Bronze #1: Add a button in the app that says "How are we doing?" or "Help us improve..." or similar and link to a simple email form. Language is everything here. If it just says "Contact Us" it will be ignored by everyone except those who have a beef.
Bronze #2: Send an email to your core user base -- the group within the group  if you will -- asking them to a couple of well-worded questions. Again, wording the questions is a critical art form that will ensure you're getting "real" answers that you can tie back to addressing your research objectives. Your questions must be clear, focused, and of the appropriate complexity.
Silver #1: Run an intercept survey on your website or if possible within your app. This will typically "cost" more as you'll likely want to spend time planning the survey questions, determining how you are going to screen prospective participants, and deciding how you'll report the findings and recommendations. Depending on the complexity of the survey and number of participants, you may find it worthwhile to engage a 3rd party, which range from simple self-service tools to full-blown research consultancies.
Silver #2: Perform a "guerrilla usability test" or "hallway test." Just Google it. Short version is it's a "discount" way to do a usability test, and often provides a much better value (cost-to-findings ratio) than a full-blown usability study.
Gold #1: Do some concept research. Essentially focus group where you're simultaneously trying to vet concepts before you invest too heavily in building them, and also to solicit ideas from participants. I've seen concept research done with everything from tissue sketches to fully developed products and everything in between (mood boards, functional prototypes, etc).
Gold #2: Perform a full-blown moderated usability study. As with intercept surveys, there are ways to do this for more or less time / money, but usually you'd want to work with a professional as findings from an improperly run usability study can do more harm than good. Unlike intercept surveys, usability studies are more qualitative so you get much richer texture from a much smaller group of people.
Those are really just the tip of the iceberg / knee-jerk examples. If you really wanted to go full-bore with the user-centered design approach you'll start getting into areas more similar to anthropology including ethnographic studies, contextual inquiry, and customer experience modeling and the like.
That said, hope these examples help you to get going in the right direction(s).
P.S. Feel free to reach out to me here if you'd like to talk in more detail about your particular research needs... https://clarity.fm/toddlevy
In my experience, there are two schools of thought. You might not like my answer -
1. Ask them
Take the time to bring them into your office and watch them surf and keep it open minded. Or hire an online video review company that takes videos and screengrabs of the whole thing. It's the advanced technology that a couple businesses provide at a fraction of the cost from only a couple years ago. The trouble is, people don't know what they want. They need it pried out of their minds - seduced out of their emotions. Wyatt Jenkins of Shutterstock is a master at understanding the minds of the consumer - he has written about this some (and about philosophy #2 even more) - but in my opinion, experts who can deliver results through extensive surveys like this are very rare and expensive.

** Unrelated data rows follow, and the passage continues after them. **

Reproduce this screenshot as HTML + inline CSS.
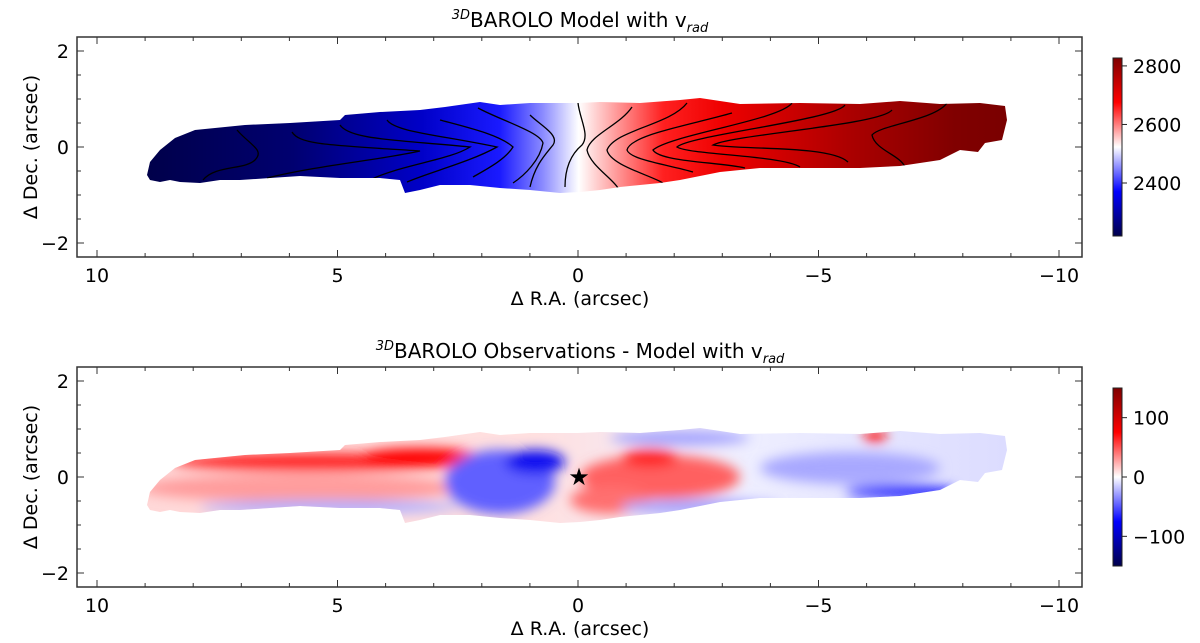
<!DOCTYPE html>
<html><head><meta charset="utf-8"><style>
body{margin:0;background:#fff;}
svg{display:block;font-family:"DejaVu Sans","Liberation Sans",sans-serif;}
</style></head><body>
<svg id="fig" width="1200" height="643" viewBox="0 0 1200 643">
<defs>
<linearGradient id="velgrad" gradientUnits="userSpaceOnUse" x1="147" y1="0" x2="1007" y2="0">
<stop offset="0" stop-color="#00004a"/><stop offset="0.17" stop-color="#000070"/>
<stop offset="0.32" stop-color="#0000c8"/><stop offset="0.41" stop-color="#1a1aff"/>
<stop offset="0.46" stop-color="#8a8aff"/><stop offset="0.502" stop-color="#ffffff"/>
<stop offset="0.55" stop-color="#ff9090"/><stop offset="0.6" stop-color="#ff2020"/>
<stop offset="0.67" stop-color="#ee0000"/><stop offset="0.82" stop-color="#aa0000"/>
<stop offset="0.94" stop-color="#800000"/><stop offset="1" stop-color="#7a0000"/>
</linearGradient>
<linearGradient id="cbgrad" x1="0" y1="0" x2="0" y2="1">
<stop offset="0" stop-color="#7f0000"/><stop offset="0.25" stop-color="#ff0000"/>
<stop offset="0.5" stop-color="#ffffff"/><stop offset="0.75" stop-color="#0000ff"/>
<stop offset="1" stop-color="#00004c"/>
</linearGradient>
<linearGradient id="resbg" gradientUnits="userSpaceOnUse" x1="147" y1="0" x2="1007" y2="0">
<stop offset="0" stop-color="#ffd8d8"/><stop offset="0.45" stop-color="#ffe0e0"/>
<stop offset="0.7" stop-color="#eeeeff"/><stop offset="1" stop-color="#dcdcff"/>
</linearGradient>
<clipPath id="gal1"><path d="M147,175 L150,162 L160,150 L175,138 L195,130 L215,128 L245,125 L290,123 L340,120 L345,115 L380,112 L420,110 L445,107 L480,102 L500,105 L530,103 L578,103 L600,102 L640,103 L680,100 L700,98 L740,104 L800,103 L860,104 L900,101 L940,104 L980,103 L1005,106 L1007,120 L1002,140 L985,143 L978,152 L960,150 L940,160 L900,166 L860,168 L800,168 L760,168 L720,172 L700,176 L680,180 L660,183 L640,185 L620,187 L600,190 L580,192 L560,193 L530,190 L500,188 L470,185 L440,185 L420,190 L405,193 L400,180 L380,178 L340,178 L300,176 L270,178 L240,180 L220,180 L200,183 L180,182 L170,180 L160,182 L150,180 Z"/></clipPath>
<clipPath id="gal2"><path transform="translate(0,330)" d="M147,175 L150,162 L160,150 L175,138 L195,130 L215,128 L245,125 L290,123 L340,120 L345,115 L380,112 L420,110 L445,107 L480,102 L500,105 L530,103 L578,103 L600,102 L640,103 L680,100 L700,98 L740,104 L800,103 L860,104 L900,101 L940,104 L980,103 L1005,106 L1007,120 L1002,140 L985,143 L978,152 L960,150 L940,160 L900,166 L860,168 L800,168 L760,168 L720,172 L700,176 L680,180 L660,183 L640,185 L620,187 L600,190 L580,192 L560,193 L530,190 L500,188 L470,185 L440,185 L420,190 L405,193 L400,180 L380,178 L340,178 L300,176 L270,178 L240,180 L220,180 L200,183 L180,182 L170,180 L160,182 L150,180 Z"/></clipPath>
<filter id="blur" x="-20%" y="-50%" width="140%" height="200%"><feGaussianBlur stdDeviation="6"/></filter>
</defs>

<g>
<text x="580" y="27" text-anchor="middle" font-size="20"><tspan font-size="13" dy="-8" font-style="italic">3D</tspan><tspan dy="8">BAROLO Model with v</tspan><tspan font-size="13" dy="5" font-style="italic">rad</tspan></text>
<rect x="147" y="95" width="862" height="100" fill="url(#velgrad)" clip-path="url(#gal1)"/>
<g fill="none" stroke="#000" stroke-width="1.3" clip-path="url(#gal1)">
<path d="M237,130 C250,145 265,150 255,160 C245,170 215,165 203,180"/>
<path d="M292,132 C300,145 330,145 420,151 C380,160 320,165 267,178"/>
<path d="M340,125 C350,140 400,140 470,147 C450,160 400,165 370,180"/>
<path d="M387,120 C395,132 440,135 497,147 C470,162 430,172 407,182"/>
<path d="M440,120 C470,128 500,135 513,147 C505,160 485,170 473,177"/>
<path d="M478,108 C500,120 540,132 543,143 C540,160 525,175 513,183"/>
<path d="M530,115 C540,125 560,135 553,145 C545,155 535,165 530,187"/>
<path d="M578,103 C580,120 590,135 582,145 C570,155 565,170 565,187"/>
<path d="M632,107 C620,125 590,135 587,150 C590,165 612,178 618,188"/>
<path d="M687,103 C670,125 615,130 607,150 C610,165 650,175 663,183"/>
<path d="M732,113 C690,125 630,135 627,150 C630,160 670,165 693,172"/>
<path d="M792,103 C780,120 670,135 653,150 C660,162 720,162 745,168"/>
<path d="M845,105 C835,120 690,135 677,147 C690,155 780,155 800,167"/>
<path d="M892,110 C880,125 730,135 713,145 C740,150 830,145 848,162"/>
<path d="M947,103 C935,120 880,125 872,135 C875,150 900,155 905,167"/>
</g>
</g>

<g>
<text x="580" y="358" text-anchor="middle" font-size="20"><tspan font-size="13" dy="-8" font-style="italic">3D</tspan><tspan dy="8">BAROLO Observations - Model with v</tspan><tspan font-size="13" dy="5" font-style="italic">rad</tspan></text>
<g clip-path="url(#gal2)">
<rect x="140" y="425" width="880" height="100" fill="url(#resbg)"/>
<g filter="url(#blur)">
<ellipse cx="300" cy="488" rx="160" ry="14" fill="#ff9c9c"/>
<ellipse cx="320" cy="462" rx="150" ry="9" fill="#ff2020"/>
<ellipse cx="420" cy="457" rx="60" ry="9" fill="#ff0000"/>
<ellipse cx="330" cy="507" rx="130" ry="7" fill="#b0b0ff"/>
<ellipse cx="500" cy="482" rx="55" ry="32" fill="#6060ff"/>
<ellipse cx="535" cy="462" rx="30" ry="12" fill="#1010f0"/>
<ellipse cx="660" cy="477" rx="80" ry="22" fill="#ff6060"/>
<ellipse cx="650" cy="458" rx="28" ry="9" fill="#ff2020"/>
<ellipse cx="610" cy="500" rx="40" ry="14" fill="#ff7070"/>
<ellipse cx="700" cy="507" rx="80" ry="8" fill="#a8a8ff"/>
<ellipse cx="680" cy="438" rx="70" ry="7" fill="#a0a0ff"/>
<ellipse cx="850" cy="468" rx="90" ry="16" fill="#a8a8ff"/>
<ellipse cx="900" cy="491" rx="55" ry="6" fill="#0000ff"/>
<ellipse cx="875" cy="436" rx="12" ry="6" fill="#ff1010"/>
</g>
</g>
<text x="579" y="485" text-anchor="middle" font-size="24">★</text>
</g>

<g id="axes"></g>
</svg>
<script>
const xTicks=[10,5,0,-5,-10];
const yTicks=[-2,0,2];
const cb1Ticks=[2400,2600,2800];
const cb1Range=[2219,2827];
const cb2Ticks=[-100,0,100];
const cb2Range=[-150,150];
const panels=[{top:37,bottom:257,y0:147},{top:367,bottom:587,y0:477}];
const NS='http://www.w3.org/2000/svg';
const L=77,R=1082;
const xs=v=>578-v*48.1;
const g=document.getElementById('axes');
function mk(tag,attrs,parent,text){const e=document.createElementNS(NS,tag);for(const k in attrs)e.setAttribute(k,attrs[k]);if(text!==undefined)e.textContent=text;(parent||g).appendChild(e);return e;}
panels.forEach((p,i)=>{
  const ys=v=>p.y0-v*48;
  const fr=mk('rect',{x:L,y:p.top,width:R-L,height:p.bottom-p.top,fill:'none',stroke:'#333','stroke-width':1.5});
  
  
  for(let v=-10;v<=10;v++){const x=xs(v);const len=xTicks.includes(v)?7:4;
    mk('line',{x1:x,x2:x,y1:p.bottom,y2:p.bottom-len,stroke:'#333'});
    mk('line',{x1:x,x2:x,y1:p.top,y2:p.top+len,stroke:'#333'});}
  for(let v=-2;v<=2.01;v+=0.5){const y=ys(v);const len=yTicks.includes(v)?7:4;
    mk('line',{x1:L,x2:L+len,y1:y,y2:y,stroke:'#333'});
    mk('line',{x1:R,x2:R-len,y1:y,y2:y,stroke:'#333'});}
  xTicks.forEach(v=>{const t=mk('text',{x:xs(v),y:p.bottom+25,'text-anchor':'middle','font-size':19},g,(v<0?'\u2212'+(-v):String(v)));
    
    });
  yTicks.forEach(v=>{const t=mk('text',{x:L-8,y:ys(v)+7,'text-anchor':'end','font-size':19},g,(v<0?'\u2212'+(-v):String(v)));
    
    });
  const xl=mk('text',{x:580,y:p.bottom+48,'text-anchor':'middle','font-size':19},g,'\u0394 R.A. (arcsec)');
  
  
  const yl=mk('text',{x:0,y:0,'text-anchor':'middle','font-size':19,transform:`translate(37,${p.y0}) rotate(-90)`},g,'\u0394 Dec. (arcsec)');
  
  
  const ct=p.top+21,cbot=p.bottom-21;
  const ticks=i===0?cb1Ticks:cb2Ticks,rng=i===0?cb1Range:cb2Range;
  const cs=v=>cbot-(v-rng[0])/(rng[1]-rng[0])*(cbot-ct);
  const cb=mk('rect',{x:1113,y:ct,width:9,height:cbot-ct,fill:'url(#cbgrad)',stroke:'#222','stroke-width':1});
  
  
  ticks.forEach(v=>{const y=cs(v);mk('line',{x1:1122,x2:1127,y1:y,y2:y,stroke:'#222'});
    const t=mk('text',{x:1133,y:y+7,'font-size':19},g,(v<0?'\u2212'+(-v):String(v)));
    
    });
});
</script>
</body></html>
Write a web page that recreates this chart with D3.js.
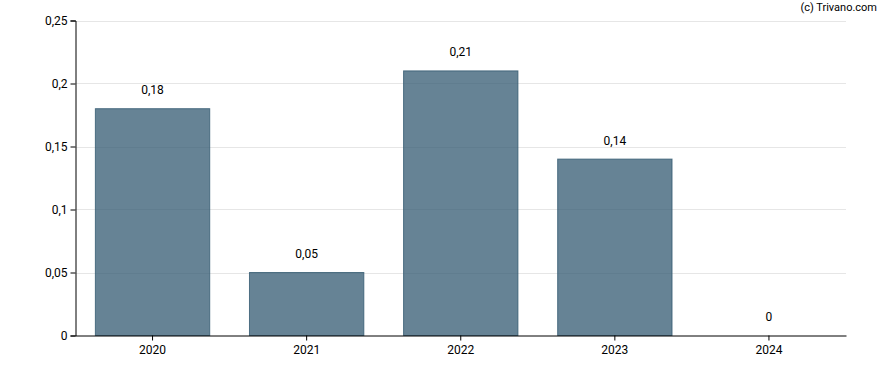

2. Don't ask them (or just ask them by whether they part with their money)
Malcolm Gladwell explains it concisely I think when he discusses spaghetti sauce. Most of the times, your customers do not know what they want. The goal here is to provide your customers with many opportunities in many places to provide their feedback. And then like 37Signals says in their super business guides, just delete their feedback. Ha! Although that's kind of out of context -- the point they are making is that if the customers demand something over and over, you won't miss their demands because they will become repetitive. And then you must deliver and wow them.
I side with philosophy number two because it is more constructive with managing risk and sides well with iterative development. In my experience, focusing on key things, key functions, and doing them better than anyone else is by far the most important. The modern way to do it, is to keep the qualitative feedback from the customer out of it, and just test them by split testing your applications. Then you'll get the "money where your mouth" feedback is, because the revenue and conversions will be driving your decision making...and thus your app's evolution.
On the other side, if you are a boutique brand, and have plans for world domination, then perhaps you should take the chance on an extensive hail mary R&D project. I don't like that idea because of the #1 rule of investing - security.